Starting with the first line below, extract each line through the one that contains "YAxis, CartesianGrid, LabelList", inclusive, excluding pictures.

++++++++

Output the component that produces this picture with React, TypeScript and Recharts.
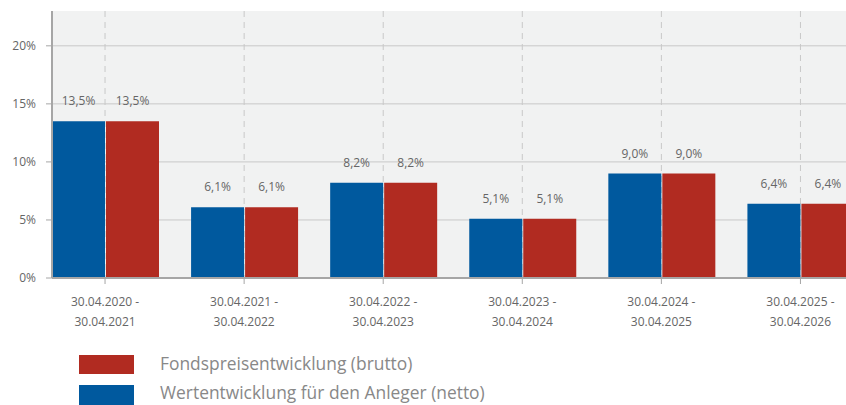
import React from "react";
import { BarChart, Bar, XAxis, YAxis, CartesianGrid, LabelList } from "recharts";

const categories = [
  "30.04.2020 - 30.04.2021",
  "30.04.2021 - 30.04.2022",
  "30.04.2022 - 30.04.2023",
  "30.04.2023 - 30.04.2024",
  "30.04.2024 - 30.04.2025",
  "30.04.2025 - 30.04.2026",
];
const netto = [13.5, 6.1, 8.2, 5.1, 9.0, 6.4];
const brutto = [13.5, 6.1, 8.2, 5.1, 9.0, 6.4];
const yTicks = [0, 5, 10, 15, 20];
const seriesNames = {
  brutto: "Fondspreisentwicklung (brutto)",
  netto: "Wertentwicklung für den Anleger (netto)",
};

const BLUE = "#00599e";
const RED = "#b12b21";
const FONT = "'Open Sans', 'Noto Sans', sans-serif";

const data = categories.map((c, i) => ({ cat: c, netto: netto[i], brutto: brutto[i] }));

const fmt = (v: any) => `${Number(v).toFixed(1).replace(".", ",")}%`;

const XTick = (props: any) => {
  const { x, y, payload } = props;
  const parts = String(payload.value).split(" - ");
  return (
    <g>
      <text x={x} y={y + 20} textAnchor="middle" fill="#666" fontSize={12} fontFamily={FONT}>
        {parts[0] + " -"}
      </text>
      <text x={x} y={y + 40} textAnchor="middle" fill="#666" fontSize={12} fontFamily={FONT}>
        {parts[1]}
      </text>
    </g>
  );
};

export default function App() {
  return (
    <div style={{ position: "absolute", left: 0, top: 0, width: 846, height: 405, overflow: "hidden", background: "#fff" }}>
      <BarChart
        width={870}
        height={405}
        data={data}
        margin={{ top: 11, right: 0, left: 0, bottom: 67 }}
        barCategoryGap={16.5}
        barGap={1}
      >
        <CartesianGrid
          fill="#f1f2f2"
          stroke="#c8c8c8"
          horizontal={true}
          vertical={false}
          horizontalValues={[5, 10, 15, 20]}
        />
        <CartesianGrid
          fill="none"
          stroke="#c8c8c8"
          strokeDasharray="6 5"
          horizontal={false}
          vertical={true}
        />
        <XAxis
          dataKey="cat"
          height={60}
          padding={{ left: -16.5, right: 0 }}
          tick={<XTick />}
          tickLine={{ stroke: "#a6a6a6" }}
          axisLine={{ stroke: "#a6a6a6", strokeWidth: 2 }}
          tickSize={6}
          interval={0}
        />
        <YAxis
          width={52}
          domain={[0, 23]}
          ticks={yTicks}
          allowDataOverflow
          tickFormatter={(v: number) => `${v}%`}
          tick={{ fill: "#666", fontSize: 12, fontFamily: FONT }}
          tickLine={{ stroke: "#a6a6a6" }}
          axisLine={{ stroke: "#a6a6a6", strokeWidth: 2 }}
          tickSize={6}
          tickMargin={10}
        />
        <Bar dataKey="netto" fill={BLUE} isAnimationActive={false}>
          <LabelList dataKey="netto" position="top" offset={16} formatter={fmt} fill="#666" fontSize={12} fontFamily={FONT} />
        </Bar>
        <Bar dataKey="brutto" fill={RED} isAnimationActive={false}>
          <LabelList dataKey="brutto" position="top" offset={16} formatter={fmt} fill="#666" fontSize={12} fontFamily={FONT} />
        </Bar>
      </BarChart>
      <div style={{ position: "absolute", left: 79, top: 355, width: 55, height: 19, background: RED }} />
      <div style={{ position: "absolute", left: 160, top: 352, fontFamily: FONT, fontSize: 17.4, color: "#888", lineHeight: "22px", whiteSpace: "nowrap" }}>
        {seriesNames.brutto}
      </div>
      <div style={{ position: "absolute", left: 79, top: 385, width: 55, height: 20, background: BLUE }} />
      <div style={{ position: "absolute", left: 160, top: 381, fontFamily: FONT, fontSize: 17.4, color: "#888", lineHeight: "22px", whiteSpace: "nowrap" }}>
        {seriesNames.netto}
      </div>
    </div>
  );
}
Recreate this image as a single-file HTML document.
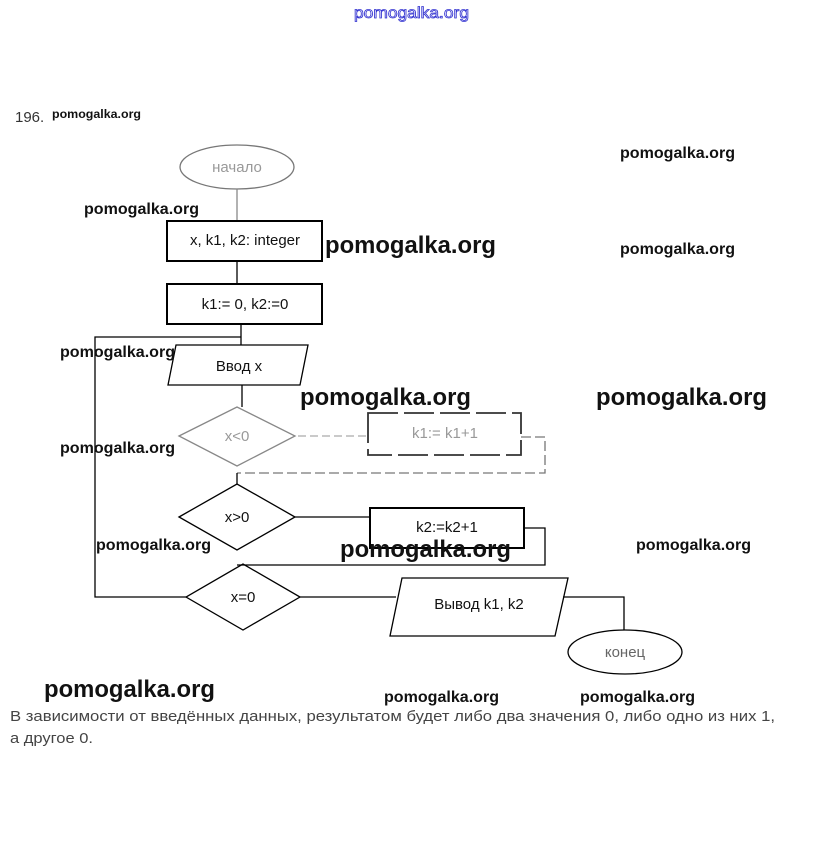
<!DOCTYPE html>
<html><head><meta charset="utf-8"><style>
html,body{margin:0;padding:0;background:#fff;}
svg{display:block;}
text{font-family:"Liberation Sans",sans-serif;}
.w{font-weight:bold;fill:#111;}
</style></head><body>
<svg width="823" height="852" viewBox="0 0 823 852" xmlns="http://www.w3.org/2000/svg">
<text x="354" y="18" font-size="16" fill="#fff" stroke="#3030d0" stroke-width="0.8" textLength="115" lengthAdjust="spacingAndGlyphs">pomogalka.org</text>
<text x="15" y="122" font-size="15" fill="#333">196.</text>
<text x="52" y="118" font-size="12" class="w" textLength="89" lengthAdjust="spacingAndGlyphs">pomogalka.org</text>

<g fill="none" stroke="#000" stroke-width="1.3">
<ellipse cx="237" cy="167" rx="57" ry="22" stroke="#777"/>
<line x1="237" y1="189" x2="237" y2="222" stroke="#888"/>
<rect x="167" y="221" width="155" height="40" stroke-width="2"/>
<line x1="237" y1="261" x2="237" y2="285"/>
<rect x="167" y="284" width="155" height="40" stroke-width="2"/>
<line x1="241" y1="324" x2="241" y2="345"/>
<polyline points="241,337 95,337 95,597 186,597"/>
<polygon points="176,345 308,345 300,385 168,385"/>
<line x1="242" y1="385" x2="242" y2="407"/>
<polygon points="179,436 237,407 295,436 237,466" stroke="#888"/>
<line x1="298" y1="436" x2="368" y2="436" stroke="#aaa" stroke-dasharray="8,4"/>
<rect x="368" y="413" width="153" height="42" stroke="#333" stroke-dasharray="30,6" stroke-width="1.8"/>
<polyline points="521,437 545,437 545,473 237,473" stroke="#777" stroke-dasharray="10,4"/>
<line x1="237" y1="473" x2="237" y2="484"/>
<polygon points="179,517 237,484 295,517 237,550"/>
<line x1="295" y1="517" x2="370" y2="517"/>
<rect x="370" y="508" width="154" height="40" stroke-width="2"/>
<polyline points="524,528 545,528 545,565 237,565"/>
<polygon points="186,597 243,564 300,597 243,630"/>
<line x1="300" y1="597" x2="396" y2="597"/>
<polygon points="402,578 568,578 555,636 390,636"/>
<polyline points="563,597 624,597 624,630"/>
<ellipse cx="625" cy="652" rx="57" ry="22"/>
</g>

<g font-size="15" text-anchor="middle" fill="#111">
<text x="237" y="172" fill="#999">начало</text>
<text x="245" y="245">x, k1, k2: integer</text>
<text x="245" y="309">k1:= 0, k2:=0</text>
<text x="239" y="371">Ввод x</text>
<text x="237" y="441" fill="#999">x&lt;0</text>
<text x="445" y="438" fill="#999">k1:= k1+1</text>
<text x="237" y="522">x&gt;0</text>
<text x="447" y="532">k2:=k2+1</text>
<text x="243" y="602">x=0</text>
<text x="479" y="609">Вывод k1, k2</text>
<text x="625" y="657" fill="#666">конец</text>
</g>

<g font-size="16" class="w">
<text x="84" y="214" textLength="115" lengthAdjust="spacingAndGlyphs">pomogalka.org</text>
<text x="620" y="158" textLength="115" lengthAdjust="spacingAndGlyphs">pomogalka.org</text>
<text x="620" y="254" textLength="115" lengthAdjust="spacingAndGlyphs">pomogalka.org</text>
<text x="60" y="357" textLength="115" lengthAdjust="spacingAndGlyphs">pomogalka.org</text>
<text x="60" y="453" textLength="115" lengthAdjust="spacingAndGlyphs">pomogalka.org</text>
<text x="96" y="550" textLength="115" lengthAdjust="spacingAndGlyphs">pomogalka.org</text>
<text x="636" y="550" textLength="115" lengthAdjust="spacingAndGlyphs">pomogalka.org</text>
<text x="384" y="702" textLength="115" lengthAdjust="spacingAndGlyphs">pomogalka.org</text>
<text x="580" y="702" textLength="115" lengthAdjust="spacingAndGlyphs">pomogalka.org</text>
</g>
<g font-size="24" class="w">
<text x="325" y="253" textLength="171" lengthAdjust="spacingAndGlyphs">pomogalka.org</text>
<text x="300" y="405" textLength="171" lengthAdjust="spacingAndGlyphs">pomogalka.org</text>
<text x="596" y="405" textLength="171" lengthAdjust="spacingAndGlyphs">pomogalka.org</text>
<text x="340" y="557" textLength="171" lengthAdjust="spacingAndGlyphs">pomogalka.org</text>
<text x="44" y="697" textLength="171" lengthAdjust="spacingAndGlyphs">pomogalka.org</text>
</g>

<g font-size="15" fill="#444">
<text x="10" y="721" textLength="765" lengthAdjust="spacingAndGlyphs">В зависимости от введённых данных, результатом будет либо два значения 0, либо одно из них 1,</text>
<text x="10" y="743" textLength="83" lengthAdjust="spacingAndGlyphs">а другое 0.</text>
</g>
</svg>
</body></html>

++++++++

▶ [Response to this task]:
Output the component that produces this picture with React, TypeScript and Recharts.
import React from "react";
import { BarChart, Bar, XAxis, YAxis, CartesianGrid, LabelList } from "recharts";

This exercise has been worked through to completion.